In the midst of our darkness, we are learning so much about the nature of reality. Science is teaching us about the realities of the Cosmos and revealing things our ancestors couldn’t even begin to dream of.
When God is no longer a person up there in the sky, where is God? When God is no longer personified in ways which can be controlled and manipulated by the powerful, who is God? When we stop creating images of God which are mere projections of ourselves, what is God?
I believe religion is an art form. Like all art, religion takes practice if it is to live and grow and find expression in ways which inspire truth, beauty, and justice. Like all art, religion’s truth and beauty is judged by a religion’s ability to inspire us to live life more fully. So, let us look to our Christianity and judge this art form by its ability to inspire us to live more fully, to love more deeply, and to create peace through justice in all the Earth. Religion, like any art form, when it is practiced well, inspires us to live, to love, and to create. Let us judge our practice of the art of Christianity by Christianity’s ability to inspire abundant life on Earth by caring for Creation, by reflecting the LIGHT which sines in the darkness. Let us judge our images of DIVINITY by their power of our imaginings to inspire life, love, and peace through justice, as we work together to comfort and heal the Earth.

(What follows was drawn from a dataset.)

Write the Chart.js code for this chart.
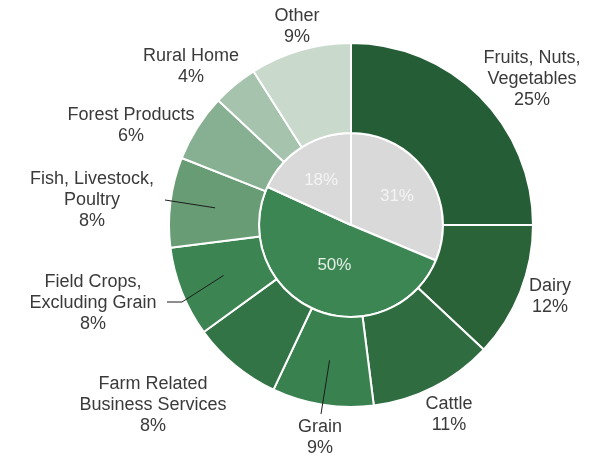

YAHWEH survived war’s destruction of the Temple. The LIGHT will survive science’s destruction of our personifications of DIVINITY. The HOLY ONE is not confined to a place. Nor will DIVINITY be held captive to our various personifications of the MYSTERY which is LOVE. The SOURCE of ALL that IS, the ONE which lies at the very heart of reality, the DIVINE MYSTERY which nourishes, grounds, and sustains us, will survive our inarticulate, often misguided practice of religion.
The HOLY ONE, lives and breathes in, with, through, and beyond all of Creation. The WISDOM of the HOLY ONE, that which we call the CHRIST, has the power to save us, if we open ourselves to the reality that CHRIST, is born in us when LOVE abounds. The WISDOM of the HOLY ONE, the ONE we call the CHRIST, has the power to inspire the abundant life which our human nature, indeed that all of Creation longs for. So, let the LOVE gestating in darkness leap for joy within us. Let us care for one another, as we heal the Earth so that LOVE is born in us. Let the LIGHT of LOVE, the ONE we call the CHRIST find glorious expression in, with, through, and beyond us. Where is God in the darkness we have wrought? God, which is LOVE is here. Right here. Right here. Right now. In you, and in me, and in all our sisters and brothers. Let us reflect this LOVE in our lives. Let there be LIGHT. So, that we might practice the art of Christianity in ways which will inspire abundant life in all of Creation. Let LIGHT be born in us. Let CHRIST be born in us. Do not be afraid. For the ONE who is coming is far greater than all our images, personifications, and all our idols. The ONE who is coming is CHRIST the LOVE, which is DIVINITY, who from the beginning of time has found glorious expression in, with, through, and beyond Creation. The ONE who is coming is the LIGHT we need to see in this present darkness. The LIGHT is the LOVE which lives and breathes and loves in, with, through, and beyond us, inspiring abundant life in all of Creation. Let us reflect this LIGHT as we comfort, heal, and LOVE our Mother the Earth, for even in our present darkness LOVE leaps for joy in you!